* Aim:
Restate the listing that follows word for word, without its pictures.

[start Source excerpt]

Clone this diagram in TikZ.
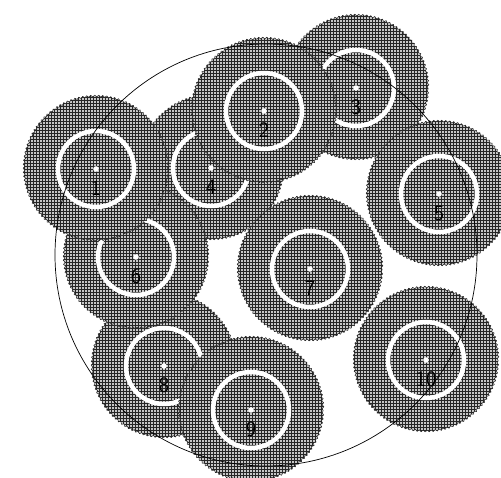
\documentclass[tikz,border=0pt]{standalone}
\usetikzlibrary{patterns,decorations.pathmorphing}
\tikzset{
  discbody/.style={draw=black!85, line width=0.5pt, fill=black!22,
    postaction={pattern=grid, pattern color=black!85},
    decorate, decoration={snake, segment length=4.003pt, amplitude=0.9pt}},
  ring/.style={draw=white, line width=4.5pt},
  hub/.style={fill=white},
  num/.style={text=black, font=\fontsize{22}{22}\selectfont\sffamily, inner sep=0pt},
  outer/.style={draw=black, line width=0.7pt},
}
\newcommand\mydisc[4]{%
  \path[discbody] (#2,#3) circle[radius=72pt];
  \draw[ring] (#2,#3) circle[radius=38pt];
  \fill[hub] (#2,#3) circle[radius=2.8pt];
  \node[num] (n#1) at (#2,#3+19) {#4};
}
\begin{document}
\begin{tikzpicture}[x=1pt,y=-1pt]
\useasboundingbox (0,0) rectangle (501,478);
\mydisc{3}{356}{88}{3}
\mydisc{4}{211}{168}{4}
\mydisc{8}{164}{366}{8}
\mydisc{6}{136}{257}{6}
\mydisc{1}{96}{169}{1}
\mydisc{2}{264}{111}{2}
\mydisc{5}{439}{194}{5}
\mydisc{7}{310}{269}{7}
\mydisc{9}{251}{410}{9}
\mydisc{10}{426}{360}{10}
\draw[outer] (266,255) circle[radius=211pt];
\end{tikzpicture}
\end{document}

[end Source excerpt]

* Complete response:
Clone this diagram in TikZ.
\documentclass[tikz,border=0pt]{standalone}
\usetikzlibrary{patterns,decorations.pathmorphing}
\tikzset{
  discbody/.style={draw=black!85, line width=0.5pt, fill=black!22,
    postaction={pattern=grid, pattern color=black!85},
    decorate, decoration={snake, segment length=4.003pt, amplitude=0.9pt}},
  ring/.style={draw=white, line width=4.5pt},
  hub/.style={fill=white},
  num/.style={text=black, font=\fontsize{22}{22}\selectfont\sffamily, inner sep=0pt},
  outer/.style={draw=black, line width=0.7pt},
}
\newcommand\mydisc[4]{%
  \path[discbody] (#2,#3) circle[radius=72pt];
  \draw[ring] (#2,#3) circle[radius=38pt];
  \fill[hub] (#2,#3) circle[radius=2.8pt];
  \node[num] (n#1) at (#2,#3+19) {#4};
}
\begin{document}
\begin{tikzpicture}[x=1pt,y=-1pt]
\useasboundingbox (0,0) rectangle (501,478);
\mydisc{3}{356}{88}{3}
\mydisc{4}{211}{168}{4}
\mydisc{8}{164}{366}{8}
\mydisc{6}{136}{257}{6}
\mydisc{1}{96}{169}{1}
\mydisc{2}{264}{111}{2}
\mydisc{5}{439}{194}{5}
\mydisc{7}{310}{269}{7}
\mydisc{9}{251}{410}{9}
\mydisc{10}{426}{360}{10}
\draw[outer] (266,255) circle[radius=211pt];
\end{tikzpicture}
\end{document}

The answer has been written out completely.